++++ INPUT FOR THIS TASK

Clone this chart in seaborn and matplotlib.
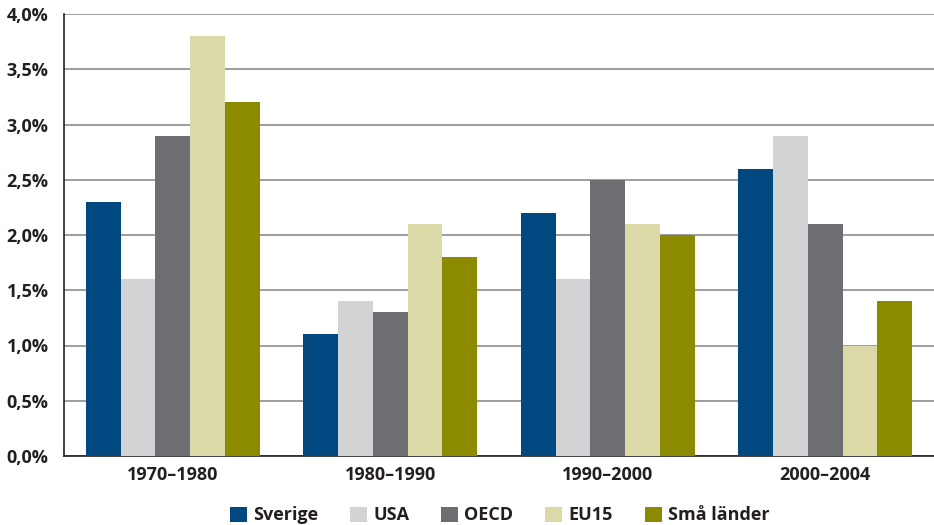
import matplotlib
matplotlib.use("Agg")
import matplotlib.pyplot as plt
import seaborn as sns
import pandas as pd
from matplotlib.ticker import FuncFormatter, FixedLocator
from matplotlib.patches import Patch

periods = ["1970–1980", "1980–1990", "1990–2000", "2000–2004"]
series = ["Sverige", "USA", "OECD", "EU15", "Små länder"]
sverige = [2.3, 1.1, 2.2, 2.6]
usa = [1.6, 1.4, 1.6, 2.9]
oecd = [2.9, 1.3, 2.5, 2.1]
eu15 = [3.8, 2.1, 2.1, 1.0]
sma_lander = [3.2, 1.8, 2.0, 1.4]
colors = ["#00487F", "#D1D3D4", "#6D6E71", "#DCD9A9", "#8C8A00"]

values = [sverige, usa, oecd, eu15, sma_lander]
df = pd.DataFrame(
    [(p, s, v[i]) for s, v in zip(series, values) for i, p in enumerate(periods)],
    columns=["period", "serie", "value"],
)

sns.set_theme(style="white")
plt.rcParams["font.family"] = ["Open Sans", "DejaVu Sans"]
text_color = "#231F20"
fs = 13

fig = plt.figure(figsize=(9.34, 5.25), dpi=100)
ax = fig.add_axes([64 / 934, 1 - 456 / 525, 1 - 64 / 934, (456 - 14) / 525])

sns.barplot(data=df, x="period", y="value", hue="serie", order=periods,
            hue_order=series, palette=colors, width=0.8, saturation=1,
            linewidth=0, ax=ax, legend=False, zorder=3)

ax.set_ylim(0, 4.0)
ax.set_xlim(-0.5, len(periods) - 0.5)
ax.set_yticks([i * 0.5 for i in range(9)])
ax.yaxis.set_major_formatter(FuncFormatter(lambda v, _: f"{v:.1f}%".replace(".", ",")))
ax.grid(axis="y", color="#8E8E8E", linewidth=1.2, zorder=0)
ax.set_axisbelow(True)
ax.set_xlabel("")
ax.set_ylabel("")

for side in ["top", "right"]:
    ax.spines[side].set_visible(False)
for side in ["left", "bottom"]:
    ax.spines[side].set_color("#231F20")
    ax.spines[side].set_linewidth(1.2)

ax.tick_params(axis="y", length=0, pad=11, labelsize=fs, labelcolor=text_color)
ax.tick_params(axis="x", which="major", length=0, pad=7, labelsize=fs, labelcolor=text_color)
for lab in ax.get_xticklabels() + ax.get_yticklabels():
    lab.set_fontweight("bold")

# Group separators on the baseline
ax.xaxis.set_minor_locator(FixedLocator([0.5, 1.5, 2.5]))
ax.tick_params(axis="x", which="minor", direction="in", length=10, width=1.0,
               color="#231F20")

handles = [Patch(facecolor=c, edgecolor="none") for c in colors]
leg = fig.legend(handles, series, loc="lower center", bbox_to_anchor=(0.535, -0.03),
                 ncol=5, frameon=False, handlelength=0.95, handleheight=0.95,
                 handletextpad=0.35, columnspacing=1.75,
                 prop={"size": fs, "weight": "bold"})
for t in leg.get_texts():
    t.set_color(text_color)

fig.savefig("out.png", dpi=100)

++++++++
++++ INPUT FOR THIS TASK

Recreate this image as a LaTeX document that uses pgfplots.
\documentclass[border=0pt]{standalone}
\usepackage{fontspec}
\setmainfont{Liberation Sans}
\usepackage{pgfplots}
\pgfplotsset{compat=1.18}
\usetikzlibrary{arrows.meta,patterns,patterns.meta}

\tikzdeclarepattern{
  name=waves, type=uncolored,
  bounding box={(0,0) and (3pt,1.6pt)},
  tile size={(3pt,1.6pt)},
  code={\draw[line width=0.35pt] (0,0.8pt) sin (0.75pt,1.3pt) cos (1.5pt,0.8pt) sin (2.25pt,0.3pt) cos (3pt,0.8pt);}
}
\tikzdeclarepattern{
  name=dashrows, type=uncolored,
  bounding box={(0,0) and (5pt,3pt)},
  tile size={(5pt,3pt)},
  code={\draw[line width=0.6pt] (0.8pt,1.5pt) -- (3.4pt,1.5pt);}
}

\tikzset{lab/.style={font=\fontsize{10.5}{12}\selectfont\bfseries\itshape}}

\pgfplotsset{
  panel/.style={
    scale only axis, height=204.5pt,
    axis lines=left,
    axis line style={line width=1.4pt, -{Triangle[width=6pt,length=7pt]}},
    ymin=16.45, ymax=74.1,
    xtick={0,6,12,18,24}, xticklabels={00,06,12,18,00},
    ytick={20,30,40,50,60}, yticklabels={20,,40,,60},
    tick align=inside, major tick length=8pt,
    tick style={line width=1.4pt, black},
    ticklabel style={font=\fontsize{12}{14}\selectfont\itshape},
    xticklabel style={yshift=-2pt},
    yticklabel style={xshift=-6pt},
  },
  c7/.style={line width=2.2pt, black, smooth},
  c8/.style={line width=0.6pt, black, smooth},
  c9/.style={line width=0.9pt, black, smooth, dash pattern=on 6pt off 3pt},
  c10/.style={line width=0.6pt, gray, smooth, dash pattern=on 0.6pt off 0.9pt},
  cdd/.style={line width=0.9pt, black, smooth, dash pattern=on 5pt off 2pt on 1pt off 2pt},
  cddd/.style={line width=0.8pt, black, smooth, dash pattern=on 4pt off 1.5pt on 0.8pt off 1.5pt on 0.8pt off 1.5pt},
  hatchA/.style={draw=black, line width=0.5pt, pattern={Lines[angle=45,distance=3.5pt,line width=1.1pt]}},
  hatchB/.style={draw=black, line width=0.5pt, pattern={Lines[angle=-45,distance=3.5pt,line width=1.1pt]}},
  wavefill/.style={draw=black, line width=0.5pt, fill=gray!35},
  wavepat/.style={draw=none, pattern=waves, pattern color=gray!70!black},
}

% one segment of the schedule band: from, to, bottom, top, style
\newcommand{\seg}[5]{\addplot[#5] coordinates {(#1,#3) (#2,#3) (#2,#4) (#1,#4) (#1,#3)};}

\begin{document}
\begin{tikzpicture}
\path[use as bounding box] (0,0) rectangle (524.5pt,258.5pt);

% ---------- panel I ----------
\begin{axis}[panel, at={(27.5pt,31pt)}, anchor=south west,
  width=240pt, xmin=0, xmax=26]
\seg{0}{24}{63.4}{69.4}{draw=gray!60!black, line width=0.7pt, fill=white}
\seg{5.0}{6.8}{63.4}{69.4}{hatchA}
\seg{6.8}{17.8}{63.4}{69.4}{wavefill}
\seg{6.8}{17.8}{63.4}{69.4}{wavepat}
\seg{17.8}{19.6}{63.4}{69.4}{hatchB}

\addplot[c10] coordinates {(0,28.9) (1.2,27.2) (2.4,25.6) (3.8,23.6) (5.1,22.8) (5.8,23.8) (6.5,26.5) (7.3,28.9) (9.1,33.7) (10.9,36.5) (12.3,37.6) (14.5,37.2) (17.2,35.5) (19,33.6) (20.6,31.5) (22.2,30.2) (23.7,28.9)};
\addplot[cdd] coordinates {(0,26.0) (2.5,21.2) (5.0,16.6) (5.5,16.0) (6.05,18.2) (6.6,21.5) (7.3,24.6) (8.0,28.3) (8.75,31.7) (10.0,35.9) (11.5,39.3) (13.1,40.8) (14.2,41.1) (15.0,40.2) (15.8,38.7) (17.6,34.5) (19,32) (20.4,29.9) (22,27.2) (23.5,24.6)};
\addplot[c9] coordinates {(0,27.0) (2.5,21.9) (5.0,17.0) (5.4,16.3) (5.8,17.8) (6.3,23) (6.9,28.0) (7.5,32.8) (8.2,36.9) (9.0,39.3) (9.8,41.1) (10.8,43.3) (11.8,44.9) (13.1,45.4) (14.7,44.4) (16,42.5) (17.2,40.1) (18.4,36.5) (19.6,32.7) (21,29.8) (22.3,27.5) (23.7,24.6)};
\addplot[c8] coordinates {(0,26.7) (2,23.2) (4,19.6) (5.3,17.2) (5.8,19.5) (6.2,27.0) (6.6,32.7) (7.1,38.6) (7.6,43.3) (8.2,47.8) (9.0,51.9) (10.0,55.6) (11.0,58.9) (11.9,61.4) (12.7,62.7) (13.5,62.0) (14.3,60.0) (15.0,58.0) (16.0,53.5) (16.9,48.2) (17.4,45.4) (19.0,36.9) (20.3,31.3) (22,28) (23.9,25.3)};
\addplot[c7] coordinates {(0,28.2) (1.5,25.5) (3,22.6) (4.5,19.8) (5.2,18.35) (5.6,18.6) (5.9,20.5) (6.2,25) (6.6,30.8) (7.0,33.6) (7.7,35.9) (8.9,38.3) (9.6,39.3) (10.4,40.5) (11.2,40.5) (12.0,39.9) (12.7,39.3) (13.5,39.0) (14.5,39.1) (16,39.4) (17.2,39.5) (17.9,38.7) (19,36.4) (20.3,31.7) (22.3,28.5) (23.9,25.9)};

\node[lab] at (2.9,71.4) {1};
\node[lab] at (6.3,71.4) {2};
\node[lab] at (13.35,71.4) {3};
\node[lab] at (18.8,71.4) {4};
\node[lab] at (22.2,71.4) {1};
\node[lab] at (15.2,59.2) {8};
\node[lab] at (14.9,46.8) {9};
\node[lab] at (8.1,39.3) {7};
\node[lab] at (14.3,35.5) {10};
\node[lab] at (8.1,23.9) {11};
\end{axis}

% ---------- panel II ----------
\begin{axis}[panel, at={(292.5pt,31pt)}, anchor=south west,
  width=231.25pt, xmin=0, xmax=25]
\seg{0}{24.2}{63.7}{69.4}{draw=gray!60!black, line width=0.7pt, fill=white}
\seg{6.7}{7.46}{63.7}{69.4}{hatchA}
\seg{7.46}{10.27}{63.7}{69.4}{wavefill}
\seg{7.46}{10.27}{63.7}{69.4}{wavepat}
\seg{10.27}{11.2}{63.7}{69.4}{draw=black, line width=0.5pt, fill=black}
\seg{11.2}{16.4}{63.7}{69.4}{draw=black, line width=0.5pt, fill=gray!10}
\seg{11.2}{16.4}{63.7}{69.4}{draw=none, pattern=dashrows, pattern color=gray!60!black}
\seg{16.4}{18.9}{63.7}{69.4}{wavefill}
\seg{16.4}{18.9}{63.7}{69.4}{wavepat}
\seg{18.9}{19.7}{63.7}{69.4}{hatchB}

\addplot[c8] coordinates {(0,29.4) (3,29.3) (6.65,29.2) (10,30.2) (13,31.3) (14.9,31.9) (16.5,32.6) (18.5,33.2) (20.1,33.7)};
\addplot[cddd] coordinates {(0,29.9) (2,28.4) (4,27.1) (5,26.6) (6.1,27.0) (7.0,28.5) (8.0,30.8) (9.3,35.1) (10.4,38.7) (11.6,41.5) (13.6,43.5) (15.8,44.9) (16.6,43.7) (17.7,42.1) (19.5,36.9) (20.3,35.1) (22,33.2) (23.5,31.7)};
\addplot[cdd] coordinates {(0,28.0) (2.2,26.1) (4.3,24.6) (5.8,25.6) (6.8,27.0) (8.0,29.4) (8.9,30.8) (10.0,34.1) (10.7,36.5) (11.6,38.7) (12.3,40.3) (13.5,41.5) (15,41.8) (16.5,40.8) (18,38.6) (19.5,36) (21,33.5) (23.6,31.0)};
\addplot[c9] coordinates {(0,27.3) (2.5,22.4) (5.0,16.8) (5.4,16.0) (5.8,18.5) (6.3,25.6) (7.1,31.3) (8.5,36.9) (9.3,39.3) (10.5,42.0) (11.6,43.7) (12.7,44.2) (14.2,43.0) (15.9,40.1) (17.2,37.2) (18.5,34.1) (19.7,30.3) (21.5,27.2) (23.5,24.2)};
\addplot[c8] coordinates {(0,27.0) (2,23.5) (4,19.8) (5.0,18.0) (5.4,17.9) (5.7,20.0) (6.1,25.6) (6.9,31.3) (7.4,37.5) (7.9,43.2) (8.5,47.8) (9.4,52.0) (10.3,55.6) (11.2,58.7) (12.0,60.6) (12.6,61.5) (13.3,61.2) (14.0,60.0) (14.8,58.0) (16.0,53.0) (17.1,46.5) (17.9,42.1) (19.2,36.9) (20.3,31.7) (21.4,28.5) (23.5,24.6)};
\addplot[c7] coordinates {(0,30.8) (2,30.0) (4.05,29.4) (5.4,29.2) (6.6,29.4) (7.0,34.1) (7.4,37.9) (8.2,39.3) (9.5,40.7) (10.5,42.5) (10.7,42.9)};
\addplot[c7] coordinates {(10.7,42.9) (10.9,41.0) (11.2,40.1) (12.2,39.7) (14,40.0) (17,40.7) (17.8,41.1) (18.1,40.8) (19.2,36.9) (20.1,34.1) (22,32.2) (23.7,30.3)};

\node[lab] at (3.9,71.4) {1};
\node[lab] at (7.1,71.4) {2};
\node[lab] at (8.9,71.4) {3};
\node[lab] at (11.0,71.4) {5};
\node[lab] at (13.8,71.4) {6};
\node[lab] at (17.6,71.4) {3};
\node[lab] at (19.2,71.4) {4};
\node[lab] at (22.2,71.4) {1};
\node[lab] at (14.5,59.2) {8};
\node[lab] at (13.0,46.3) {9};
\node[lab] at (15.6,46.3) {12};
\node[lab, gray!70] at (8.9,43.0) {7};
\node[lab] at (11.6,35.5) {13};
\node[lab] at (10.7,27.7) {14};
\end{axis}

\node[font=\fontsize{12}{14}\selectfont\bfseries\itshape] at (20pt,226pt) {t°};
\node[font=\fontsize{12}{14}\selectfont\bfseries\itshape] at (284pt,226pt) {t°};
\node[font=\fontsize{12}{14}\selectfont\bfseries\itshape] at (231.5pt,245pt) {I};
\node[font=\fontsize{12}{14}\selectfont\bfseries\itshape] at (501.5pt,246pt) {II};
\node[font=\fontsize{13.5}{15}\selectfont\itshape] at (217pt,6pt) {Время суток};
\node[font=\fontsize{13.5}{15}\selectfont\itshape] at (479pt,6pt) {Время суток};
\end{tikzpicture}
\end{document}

++++++++

- WHAT YOU SHOULD DO:
Using the entries above, reproduce word for word only the lines from the one that contains "Clone this chart in seaborn and matplotlib." to the one that contains "linewidth=0, ax=ax, legend=False, zorder=3)", both ends included, and drop every picture.

- RESULT OF THIS TASK:
Clone this chart in seaborn and matplotlib.
import matplotlib
matplotlib.use("Agg")
import matplotlib.pyplot as plt
import seaborn as sns
import pandas as pd
from matplotlib.ticker import FuncFormatter, FixedLocator
from matplotlib.patches import Patch

periods = ["1970–1980", "1980–1990", "1990–2000", "2000–2004"]
series = ["Sverige", "USA", "OECD", "EU15", "Små länder"]
sverige = [2.3, 1.1, 2.2, 2.6]
usa = [1.6, 1.4, 1.6, 2.9]
oecd = [2.9, 1.3, 2.5, 2.1]
eu15 = [3.8, 2.1, 2.1, 1.0]
sma_lander = [3.2, 1.8, 2.0, 1.4]
colors = ["#00487F", "#D1D3D4", "#6D6E71", "#DCD9A9", "#8C8A00"]

values = [sverige, usa, oecd, eu15, sma_lander]
df = pd.DataFrame(
    [(p, s, v[i]) for s, v in zip(series, values) for i, p in enumerate(periods)],
    columns=["period", "serie", "value"],
)

sns.set_theme(style="white")
plt.rcParams["font.family"] = ["Open Sans", "DejaVu Sans"]
text_color = "#231F20"
fs = 13

fig = plt.figure(figsize=(9.34, 5.25), dpi=100)
ax = fig.add_axes([64 / 934, 1 - 456 / 525, 1 - 64 / 934, (456 - 14) / 525])

sns.barplot(data=df, x="period", y="value", hue="serie", order=periods,
            hue_order=series, palette=colors, width=0.8, saturation=1,
            linewidth=0, ax=ax, legend=False, zorder=3)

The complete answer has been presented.